Brands that focus solely on one aspect of sustainability may be engaging in greenwashing. Look for brands with holistic sustainability practices. But if the brand is open about their sustainability journey and their current focus, it is important to acknowledge and respect that. However, it shouldn’t mean accepting the brand as a sustainable one. 


How important is transparency in identifying sustainable brands?

Transparency is crucial in assessing a brand's sustainability efforts. Look for brands that openly share information about their practices and supply chain. Almost all genuine sustainable brands share their processes, certificates and journey on their website and social media. 


Should I be wary of brands with celebrity endorsements?

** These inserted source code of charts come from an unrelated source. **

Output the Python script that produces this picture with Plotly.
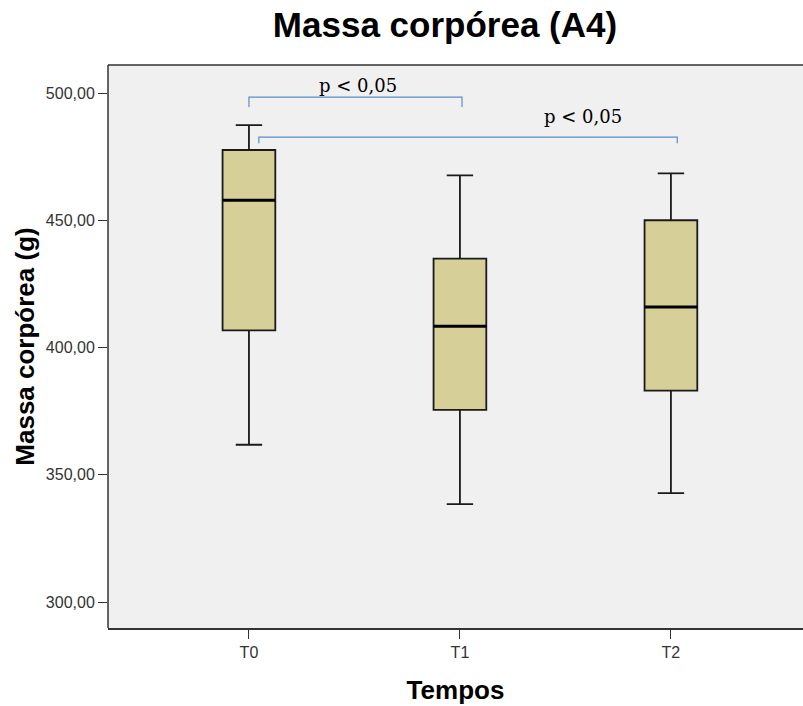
import plotly.graph_objects as go

categories = ["T0", "T1", "T2"]
positions = [0, 1, 2]
lower_whisker = [361.8, 338.5, 342.8]
q1 = [406.7, 375.5, 383.1]
median = [457.9, 408.4, 415.9]
q3 = [477.6, 434.9, 450.0]
upper_whisker = [487.4, 467.6, 468.4]

y_ticks = [300, 350, 400, 450, 500]
y_tick_labels = ["300,00", "350,00", "400,00", "450,00", "500,00"]

# significance brackets: (from category pos, to category pos, top y, foot y, label)
bracket_from = [0.0, 0.047]
bracket_to = [1.01, 2.03]
bracket_top = [498.4, 482.7]
bracket_foot = [494.5, 480.3]
bracket_label = ["p < 0,05", "p < 0,05"]
label_x = [0.517, 1.583]
label_y = [502.9, 490.6]

BOX_W = 0.25

fig = go.Figure()
fig.add_trace(go.Box(
    x=positions, q1=q1, median=median, q3=q3,
    lowerfence=lower_whisker, upperfence=upper_whisker,
    width=BOX_W, whiskerwidth=0.5,
    fillcolor="#d6cf98",
    line=dict(color="#1a1a1a", width=1.8),
    boxpoints=False, showlegend=False, hoverinfo="skip",
))

# thicker black median lines
for p, m in zip(positions, median):
    fig.add_trace(go.Scatter(
        x=[p - BOX_W / 2, p + BOX_W / 2], y=[m, m], mode="lines",
        line=dict(color="black", width=3), showlegend=False, hoverinfo="skip",
    ))

# frame: top border and left axis line
shapes = [
    dict(type="line", xref="paper", yref="paper", x0=0, x1=1, y0=1, y1=1,
         line=dict(color="#333333", width=1.5)),
    dict(type="line", xref="paper", yref="paper", x0=0, x1=0, y0=0, y1=1,
         line=dict(color="#333333", width=1.5)),
]
annotations = []
for a, b, t, f, lab, lx, ly in zip(bracket_from, bracket_to, bracket_top, bracket_foot,
                                   bracket_label, label_x, label_y):
    shapes.append(dict(type="path", xref="x", yref="y",
                       path=f"M {a},{f} L {a},{t} L {b},{t} L {b},{f}",
                       line=dict(color="#5b8ec6", width=1.2)))
    annotations.append(dict(x=lx, y=ly, xref="x", yref="y", text=lab, showarrow=False,
                            font=dict(family="DejaVu Serif", size=18, color="black")))

fig.update_layout(
    width=803, height=706,
    margin=dict(l=108, r=0, t=65, b=78),
    paper_bgcolor="white", plot_bgcolor="#f0f0f0",
    title=dict(text="<b>Massa corpórea (A4)</b>", x=445 / 803, xanchor="center",
               y=1 - 25 / 706, yanchor="middle",
               font=dict(family="Liberation Sans", size=35, color="black")),
    shapes=shapes, annotations=annotations,
    font=dict(family="Liberation Sans"),
)
fig.update_xaxes(
    range=[-0.668, 2.626], tickvals=positions, ticktext=categories,
    showgrid=False, zeroline=False, showline=True, linecolor="#333333", linewidth=1.5,
    mirror=False, ticks="outside", ticklen=9, tickcolor="#333333",
    tickfont=dict(size=16, color="#333333"),
    title=dict(text="<b>Tempos</b>", font=dict(size=26, color="black"), standoff=21),
)
fig.update_yaxes(
    range=[289.8, 511.0], tickvals=y_ticks, ticktext=y_tick_labels,
    showgrid=False, zeroline=False, showline=False,
    mirror=False, ticks="outside", ticklen=9, tickcolor="#333333",
    tickfont=dict(size=16, color="#333333"),
    title=dict(text="<b>Massa corpórea (g)</b>", font=dict(size=26, color="black"), standoff=3),
)

fig.write_html("out.html")
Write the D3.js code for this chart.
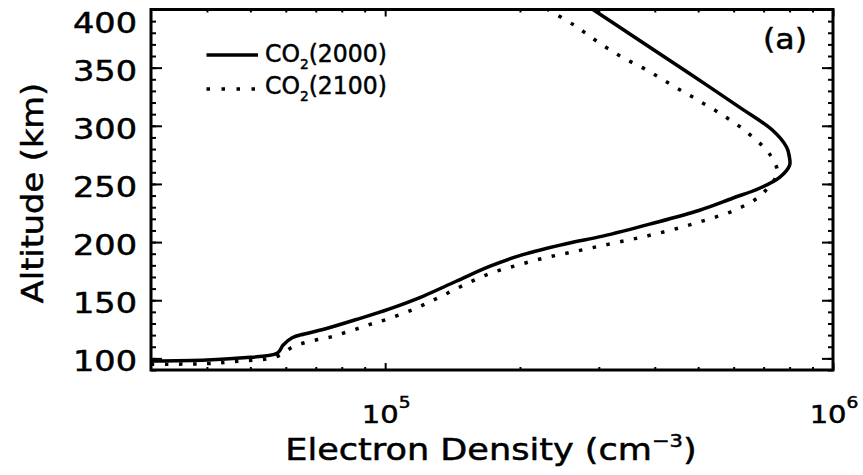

Celebrity endorsements do not necessarily indicate a brand is sustainable. Even a celebrity can sometimes be greenwashed into accepting a collaboration or endorsement opportunity. Look beyond endorsements and assess a brand's practices and certifications. 


Are there any red flags I should watch out for?

Yes, red flags include vague or misleading claims, lack of transparency, absence of third-party certifications and failure to address supply chain issues.


How can I ensure a brand is committed to long-term sustainability?

One of the ways is to look for brands that have established sustainability goals, initiatives, and partnerships, demonstrating a long-term commitment to environmental and social responsibility.


Should I consider a brand's stance on social issues?

Yes, brands that prioritise social justice, diversity and inclusion alongside environmental sustainability are more likely to be genuine in their commitment to positive change.


What role do independent assessments play in identifying sustainable brands?

Independent assessments, such as rankings and reports from such organisations can provide valuable insights into a brand's sustainability performance.


Can I trust brands that claim to be "100% sustainable"?

Be cautious of brands that make blanket claims of being "100% sustainable" without providing evidence or context. Look for specific details about their sustainability practices and certifications.